Free toothbrushes and toothpaste are being distributed to more than 2,600 children across East Suffolk in a bid to promote good oral health.

Councillors are hoping to encourage good toothbrushing routines among youngsters early on in life to try and reduce the need for costly dental work in future.

East Suffolk Council has teamed up with Community Dental Services (CDS) community interest company to work with children in primary school years one, two and six.

A host of towns across the district such as Beccles, Felixstowe and Lowestoft have benefited from the health packs, thanks to funding from councillors.

Amanda Turner, oral health improvement manager at CDS, said: “We are an organisation that supports the community and we are looking at reducing the inequalities in oral health.

“By providing oral health input, the project ensures the right message and education is given. In the packs received by year six children, we have also provided an evaluation piece of work produced for the teachers and pupils themselves.

“Our Healthy Smiles Award is a programme that is proven to work, instilling good oral health habits in young children that last a lifetime.”

The Beccles, Bungay, Halesworth and villages community partnership at East Suffolk Council has funded 600 packs containing a toothbrush, toothpaste, two-minute timer and information sheet.

In Felixstowe, Conservative councillor Steve Wiles has used his enabling community budget to fund 520 packs to Key Stage 1 children at five of the town’s primaries.

Meanwhile, in Lowestoft, five Labour councillors have pooled their enabling community budget to distribute 1,500 packs through Lowestoft Rising with support from Morrisons to primary school children in years one and two.
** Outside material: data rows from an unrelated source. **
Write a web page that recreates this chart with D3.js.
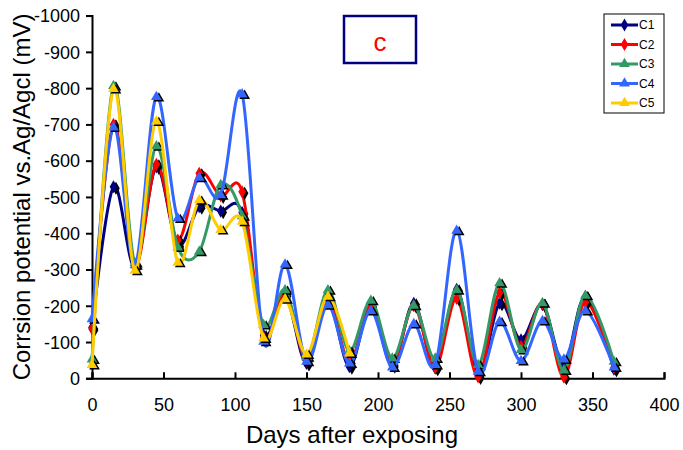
<!DOCTYPE html>
<html>
<head>
<meta charset="utf-8">
<script src="https://cdn.jsdelivr.net/npm/d3@7"></script>
<style>
  html, body { margin: 0; padding: 0; background: #fff; }
  svg { display: block; font-family: "Liberation Sans", Arial, sans-serif; }
</style>
</head>
<body>
<svg id="chart" width="683" height="450"></svg>
<script>
// Exposure days at which potentials were measured
const days = [0, 15, 30, 45, 60, 75, 90, 105, 120, 135, 150, 165, 180, 195, 210, 225, 240, 255, 270, 285, 300, 315, 330, 345, 365];

// Corrosion potential (mV vs. Ag/AgCl) per specimen
const c1 = [-140, -528, -307, -583, -367, -473, -461, -457, -119, -230, -41, -215, -32, -200, -35, -207, -28, -245, -8, -207, -106, -203, -37, -225, -25];
const c2 = [-136, -700, -310, -590, -381, -565, -503, -514, -112, -237, -50, -215, -45, -200, -40, -200, -30, -220, -4, -236, -88, -205, -3, -210, -30];
const c3 = [-52, -806, -318, -640, -361, -349, -533, -447, -147, -243, -58, -243, -75, -214, -55, -200, -55, -243, -37, -262, -78, -207, -22, -228, -46];
const c4 = [-163, -692, -312, -776, -441, -553, -505, -783, -101, -314, -46, -202, -41, -186, -30, -150, -37, -407, -18, -156, -48, -158, -52, -186, -30];
const c5 = [-37, -798, -297, -708, -319, -491, -409, -432, -110, -218, -66, -225, -69];

const seriesNames = ["C1", "C2", "C3", "C4", "C5"];
const seriesValues = [c1, c2, c3, c4, c5];
const seriesColors = ["#000080", "#ff0000", "#339966", "#3366ff", "#ffcc00"];
const seriesMarkers = ["diamond", "diamond", "triangle", "triangle", "triangle"];

const xTicks = [0, 50, 100, 150, 200, 250, 300, 350, 400];
const yTicks = [0, -100, -200, -300, -400, -500, -600, -700, -800, -900, -1000];

const svg = d3.select("#chart");
const plot = { left: 92, right: 664, top: 15.6, bottom: 378.3 };

const x = d3.scaleLinear().domain([0, 400]).range([plot.left, plot.right]);
const y = d3.scaleLinear().domain([0, -1000]).range([plot.bottom, plot.top]);

// Axes
const xAxis = svg.append("g")
  .attr("transform", `translate(0,${plot.bottom})`)
  .call(d3.axisBottom(x).tickValues(xTicks).tickSize(-6).tickPadding(20).tickFormat(d => String(d)));
const yAxis = svg.append("g")
  .attr("transform", `translate(${plot.left},0)`)
  .call(d3.axisLeft(y).tickValues(yTicks).tickSize(6).tickPadding(6).tickFormat(d => String(d)));

[xAxis, yAxis].forEach(g => {
  g.select(".domain").attr("stroke", "#000").attr("stroke-width", 2);
  g.selectAll(".tick line").attr("stroke", "#000").attr("stroke-width", 2);
  g.selectAll(".tick text").attr("fill", "#000").style("font-size", "18px")
    .style("font-family", "'Liberation Sans', Arial, sans-serif");
});
yAxis.selectAll(".tick text").attr("dy", "0.35em");

// Axis titles
svg.append("text")
  .attr("x", 352)
  .attr("y", 443)
  .attr("text-anchor", "middle")
  .style("font-size", "24px")
  .text("Days after exposing");

svg.append("text")
  .attr("transform", `translate(30,${(plot.top + plot.bottom) / 2 - 0}) rotate(-90)`)
  .attr("text-anchor", "middle")
  .style("font-size", "24px")
  .text("Corrsion potential vs.Ag/Agcl (mV)");

// Panel label
svg.append("rect")
  .attr("x", 344).attr("y", 16).attr("width", 72).attr("height", 47)
  .attr("fill", "#fff").attr("stroke", "#000080").attr("stroke-width", 2.5);
svg.append("text")
  .attr("x", 380).attr("y", 51)
  .attr("text-anchor", "middle")
  .attr("fill", "#ff0000")
  .style("font-size", "26px")
  .text("c");

// Marker shapes
const symbolFor = kind => kind === "diamond"
  ? d3.symbol().type(d3.symbolDiamond).size(50)
  : d3.symbol().type(d3.symbolTriangle).size(50);

const line = d3.line()
  .x(d => x(d.day))
  .y(d => y(d.v))
  .curve(d3.curveCardinal.tension(0));

const seriesLayer = svg.append("g");
seriesNames.forEach((name, i) => {
  const pts = seriesValues[i].map((v, j) => ({ day: days[j], v }));
  const g = seriesLayer.append("g");
  g.append("path")
    .datum(pts)
    .attr("fill", "none")
    .attr("stroke", seriesColors[i])
    .attr("stroke-width", 3)
    .attr("stroke-linejoin", "round")
    .attr("d", line);
  const sym = symbolFor(seriesMarkers[i]);
  // drop shadow of each marker
  g.selectAll(".shadow").data(pts).join("path")
    .attr("class", "shadow")
    .attr("d", sym)
    .attr("fill", "#000")
    .attr("transform", d => `translate(${x(d.day) + 2.5},${y(d.v) + 1.5})`);
  g.selectAll(".mark").data(pts).join("path")
    .attr("class", "mark")
    .attr("d", sym)
    .attr("fill", seriesColors[i])
    .attr("transform", d => `translate(${x(d.day)},${y(d.v)})`);
});

// Legend
const legend = svg.append("g");
legend.append("rect")
  .attr("x", 604).attr("y", 14).attr("width", 60).attr("height", 99)
  .attr("fill", "#fff").attr("stroke", "#000").attr("stroke-width", 1);
seriesNames.forEach((name, i) => {
  const ly = 25 + i * 19.5;
  const row = legend.append("g");
  row.append("line")
    .attr("x1", 611).attr("x2", 638).attr("y1", ly).attr("y2", ly)
    .attr("stroke", seriesColors[i]).attr("stroke-width", 3);
  row.append("path")
    .attr("d", symbolFor(seriesMarkers[i]))
    .attr("fill", seriesColors[i])
    .attr("transform", `translate(624.5,${ly})`);
  row.append("text")
    .attr("x", 639).attr("y", ly).attr("dy", "0.36em")
    .style("font-size", "12px")
    .text(name);
});
</script>
</body>
</html>
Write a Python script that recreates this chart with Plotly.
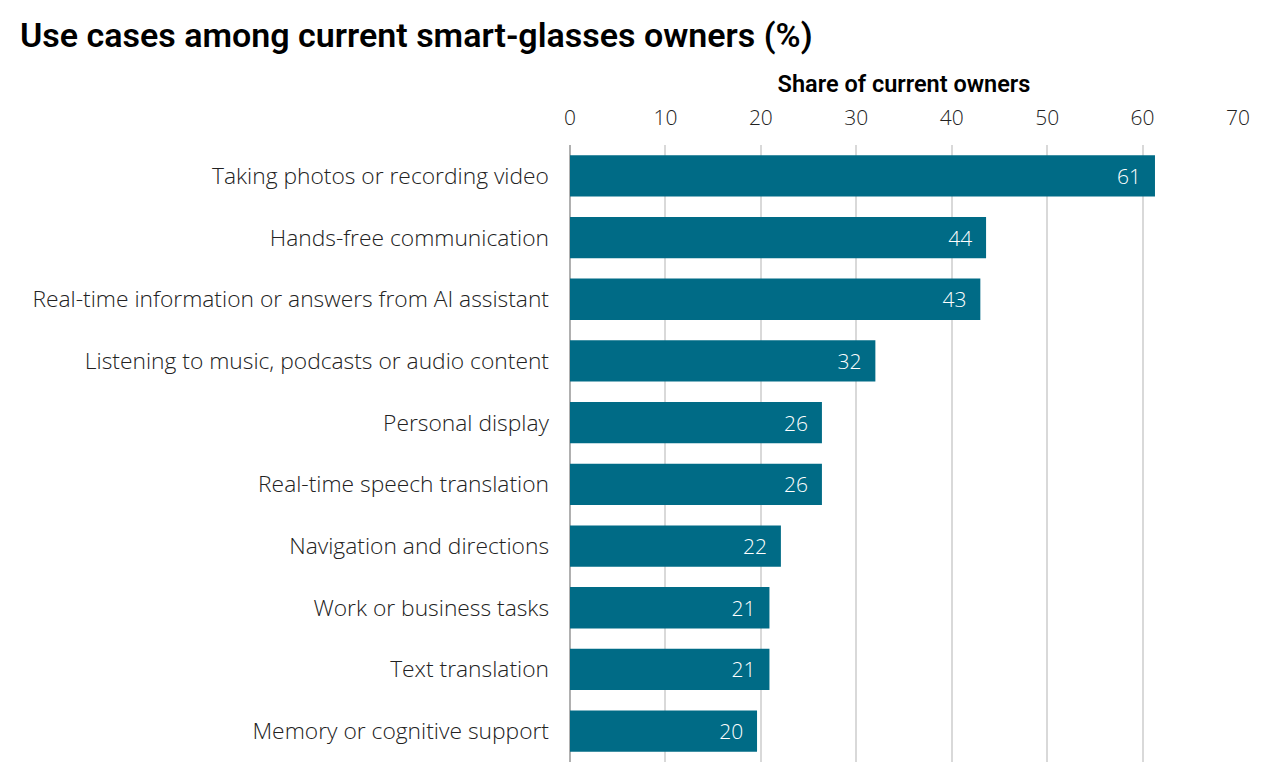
import plotly.graph_objects as go

# use cases and share of current owners (%)
use_cases = [
    "Taking photos or recording video",
    "Hands-free communication",
    "Real-time information or answers from AI assistant",
    "Listening to music, podcasts or audio content",
    "Personal display",
    "Real-time speech translation",
    "Navigation and directions",
    "Work or business tasks",
    "Text translation",
    "Memory or cognitive support",
]
share = [61.3, 43.6, 43.0, 32.0, 26.4, 26.4, 22.1, 20.9, 20.9, 19.6]
labels = ["61", "44", "43", "32", "26", "26", "22", "21", "21", "20"]
ticks = [0, 10, 20, 30, 40, 50, 60, 70]

bar_color = "#006b86"
font_name = "Open Sans"
# pad the value labels away from the bar end
pad = "\u00a0\u00a0"

fig = go.Figure(go.Bar(
    x=share, y=use_cases, orientation="h",
    marker=dict(color=bar_color, line=dict(width=0)),
    width=0.67,
    text=[t + pad for t in labels], textposition="inside", insidetextanchor="end",
    textfont=dict(color="white", size=21, family=font_name, weight=300),
    hoverinfo="skip",
))

fig.update_layout(
    width=1280, height=783,
    margin=dict(l=562, r=50, t=137, b=29),
    paper_bgcolor="white", plot_bgcolor="white",
    showlegend=False,
    title=dict(text="Use cases among current smart-glasses owners (%)",
               x=0.0094, xanchor="left", y=0.966, yanchor="middle",
               font=dict(size=34, family="Roboto", color="black", weight=600)),
    xaxis=dict(
        side="top", range=[0, 70], tickvals=ticks,
        showgrid=True, gridcolor="#d9d9d9", gridwidth=1.5,
        zeroline=True, zerolinecolor="#b0b0b0", zerolinewidth=2,
        ticks="", ticklabelstandoff=15,
        tickfont=dict(size=21, family=font_name, color="#222222", weight=300),
        title=dict(text="Share of current owners", standoff=3,
                   font=dict(size=23.5, family="Roboto", color="black", weight=600)),
        fixedrange=True,
    ),
    yaxis=dict(
        autorange="reversed", showgrid=False, ticks="",
        ticklabelstandoff=20,
        tickfont=dict(size=22.8, family=font_name, color="#222222", weight=300),
        fixedrange=True,
    ),
)

fig.write_html("out.html")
The project comes at a time when the cost of living crisis means private dental care may not be an option for hard-pressed families, while availability of NHS dental appointments remains a challenge nationally and locally.

Mary Rudd, East Suffolk’s Conservative cabinet member for community health, said: “We’ve heard from local food banks that oral hygiene is one of the things affected by the current cost of living pressures, so I hope this project can help ensure families receive the right tools and information."